--- STATED TASK ---
All lines below must be repeated exactly, with the pictures omitted.

--- GIVEN INFORMATION ---

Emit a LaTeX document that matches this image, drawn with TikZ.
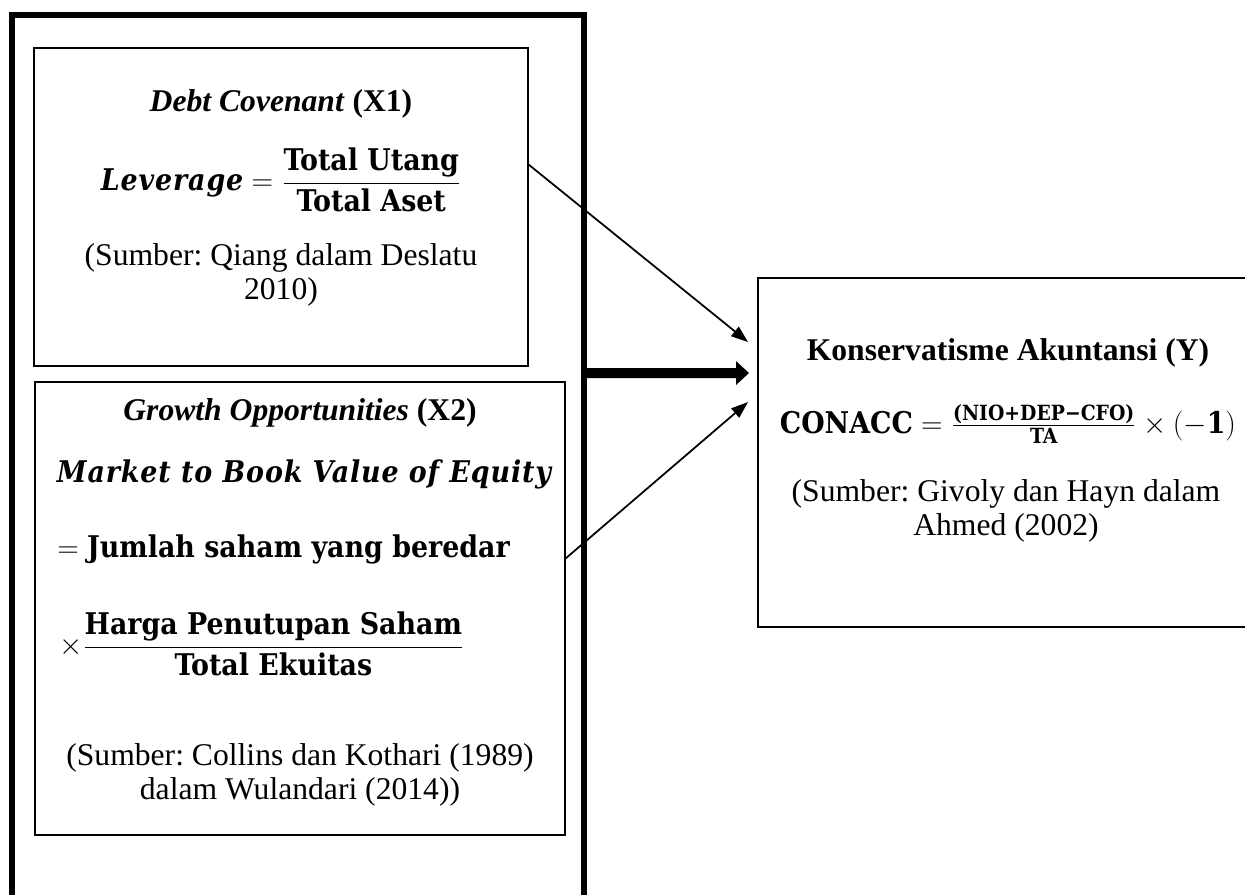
\RequirePackage{fix-cm}
\documentclass[tikz,border=0pt]{standalone}
\usepackage{amsmath}
\usepackage{fontspec}
\setmainfont{Liberation Serif}
\newfontfamily\cambria{DejaVu Serif Condensed}
\newfontfamily\cambriait[LetterSpace=3]{DejaVu Serif Condensed}
\usetikzlibrary{arrows.meta}

\newcommand{\eqb}[1]{\text{\cambria\bfseries #1}}
\newcommand{\eqbi}[1]{\text{\cambriait\bfseries\itshape #1}}
\frenchspacing

\begin{document}
\begin{tikzpicture}[x=0.02cm, y=-0.02cm,
    frame/.style={draw, line width=0.11cm, inner sep=0pt, outer sep=0pt},
    box/.style={draw, line width=0.05cm, inner sep=0pt, outer sep=0pt},
    txt/.style={font=\fontsize{18}{19.4}\selectfont, align=center, inner sep=0pt},
    eq/.style={font=\fontsize{17}{22}\selectfont, inner sep=0pt},
    link/.style={line width=0.035cm, -{Triangle[length=0.34cm, width=0.24cm]}},
    bigarrow/.style={line width=0.2cm, -{Triangle[length=0.26cm, width=0.46cm]}}]
    \useasboundingbox (0,0) rectangle (1245,895);
    \clip (0,0) rectangle (1245,895);
    % Outer frame (runs off the bottom)
    \node[frame, minimum width=11.44cm, minimum height=18.7cm] (frame) at (298,482.5) {};
    % Independent variable boxes
    \node[box, minimum width=9.88cm, minimum height=6.36cm] (box1) at (281,207) {};
    \node[box, minimum width=10.6cm, minimum height=9.06cm] (box2) at (300,608.5) {};
    % Dependent variable box (runs off the right)
    \node[box, minimum width=10.84cm, minimum height=6.98cm] (ybox) at (1029,452.5) {};

    % X1
    \node[txt] (x1title) at (281,104) {\textbf{\textit{Debt Covenant} (X1)}};
    \node[eq] (x1eq) at (281,180) {$\eqbi{Leverage} = \dfrac{\eqb{Total Utang}}{\eqb{Total Aset}}$};
    \node[txt] (x1src) at (281,275) {(Sumber: Qiang dalam Deslatu\\2010)};
    % X2
    \node[txt] (x2title) at (300,413) {\textbf{\textit{Growth Opportunities} (X2)}};
    \node[eq] (x2name) at (304,474) {$\eqbi{Market to Book Value of Equity}$};
    \node[eq, anchor=west] (x2def) at (57,549) {$= \eqb{Jumlah saham yang beredar}$};
    \node[eq, anchor=west] (x2frac) at (59,644) {$\times \dfrac{\eqb{Harga Penutupan Saham}}{\eqb{Total Ekuitas}}$};
    \node[txt] (x2src) at (300,775) {(Sumber: Collins dan Kothari (1989)\\dalam Wulandari (2014))};
    % Y
    \node[txt] (ytitle) at (1008,353) {\textbf{Konservatisme Akuntansi (Y)}};
    \node[eq] (yeq) at (1008,424) {$\eqb{CONACC} = \frac{\eqb{(NIO+DEP−CFO)}}{\eqb{TA}} \times (-\eqb{1})$};
    \node[txt] (ysrc) at (1006,510.5) {(Sumber: Givoly dan Hayn dalam\\Ahmed (2002)};

    % Arrow ends
    \path (box1.north east) ++(0,116) coordinate (from1);
    \path (box2.north east) ++(0,177) coordinate (from2);
    \path (frame.north east) ++(0,358) coordinate (from0);
    \path (ybox.north west) ++(-10,64) coordinate (to1);
    \path (ybox.north west) ++(-9,95) coordinate (to0);
    \path (ybox.north west) ++(-10,124) coordinate (to2);
    \draw[link] (from1) -- (to1);
    \draw[link] (from2) -- (to2);
    \draw[bigarrow] (from0) -- (to0);
\end{tikzpicture}
\end{document}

--- EXPECTED ANSWER ---
Emit a LaTeX document that matches this image, drawn with TikZ.
\RequirePackage{fix-cm}
\documentclass[tikz,border=0pt]{standalone}
\usepackage{amsmath}
\usepackage{fontspec}
\setmainfont{Liberation Serif}
\newfontfamily\cambria{DejaVu Serif Condensed}
\newfontfamily\cambriait[LetterSpace=3]{DejaVu Serif Condensed}
\usetikzlibrary{arrows.meta}

\newcommand{\eqb}[1]{\text{\cambria\bfseries #1}}
\newcommand{\eqbi}[1]{\text{\cambriait\bfseries\itshape #1}}
\frenchspacing

\begin{document}
\begin{tikzpicture}[x=0.02cm, y=-0.02cm,
    frame/.style={draw, line width=0.11cm, inner sep=0pt, outer sep=0pt},
    box/.style={draw, line width=0.05cm, inner sep=0pt, outer sep=0pt},
    txt/.style={font=\fontsize{18}{19.4}\selectfont, align=center, inner sep=0pt},
    eq/.style={font=\fontsize{17}{22}\selectfont, inner sep=0pt},
    link/.style={line width=0.035cm, -{Triangle[length=0.34cm, width=0.24cm]}},
    bigarrow/.style={line width=0.2cm, -{Triangle[length=0.26cm, width=0.46cm]}}]
    \useasboundingbox (0,0) rectangle (1245,895);
    \clip (0,0) rectangle (1245,895);
    % Outer frame (runs off the bottom)
    \node[frame, minimum width=11.44cm, minimum height=18.7cm] (frame) at (298,482.5) {};
    % Independent variable boxes
    \node[box, minimum width=9.88cm, minimum height=6.36cm] (box1) at (281,207) {};
    \node[box, minimum width=10.6cm, minimum height=9.06cm] (box2) at (300,608.5) {};
    % Dependent variable box (runs off the right)
    \node[box, minimum width=10.84cm, minimum height=6.98cm] (ybox) at (1029,452.5) {};

    % X1
    \node[txt] (x1title) at (281,104) {\textbf{\textit{Debt Covenant} (X1)}};
    \node[eq] (x1eq) at (281,180) {$\eqbi{Leverage} = \dfrac{\eqb{Total Utang}}{\eqb{Total Aset}}$};
    \node[txt] (x1src) at (281,275) {(Sumber: Qiang dalam Deslatu\\2010)};
    % X2
    \node[txt] (x2title) at (300,413) {\textbf{\textit{Growth Opportunities} (X2)}};
    \node[eq] (x2name) at (304,474) {$\eqbi{Market to Book Value of Equity}$};
    \node[eq, anchor=west] (x2def) at (57,549) {$= \eqb{Jumlah saham yang beredar}$};
    \node[eq, anchor=west] (x2frac) at (59,644) {$\times \dfrac{\eqb{Harga Penutupan Saham}}{\eqb{Total Ekuitas}}$};
    \node[txt] (x2src) at (300,775) {(Sumber: Collins dan Kothari (1989)\\dalam Wulandari (2014))};
    % Y
    \node[txt] (ytitle) at (1008,353) {\textbf{Konservatisme Akuntansi (Y)}};
    \node[eq] (yeq) at (1008,424) {$\eqb{CONACC} = \frac{\eqb{(NIO+DEP−CFO)}}{\eqb{TA}} \times (-\eqb{1})$};
    \node[txt] (ysrc) at (1006,510.5) {(Sumber: Givoly dan Hayn dalam\\Ahmed (2002)};

    % Arrow ends
    \path (box1.north east) ++(0,116) coordinate (from1);
    \path (box2.north east) ++(0,177) coordinate (from2);
    \path (frame.north east) ++(0,358) coordinate (from0);
    \path (ybox.north west) ++(-10,64) coordinate (to1);
    \path (ybox.north west) ++(-9,95) coordinate (to0);
    \path (ybox.north west) ++(-10,124) coordinate (to2);
    \draw[link] (from1) -- (to1);
    \draw[link] (from2) -- (to2);
    \draw[bigarrow] (from0) -- (to0);
\end{tikzpicture}
\end{document}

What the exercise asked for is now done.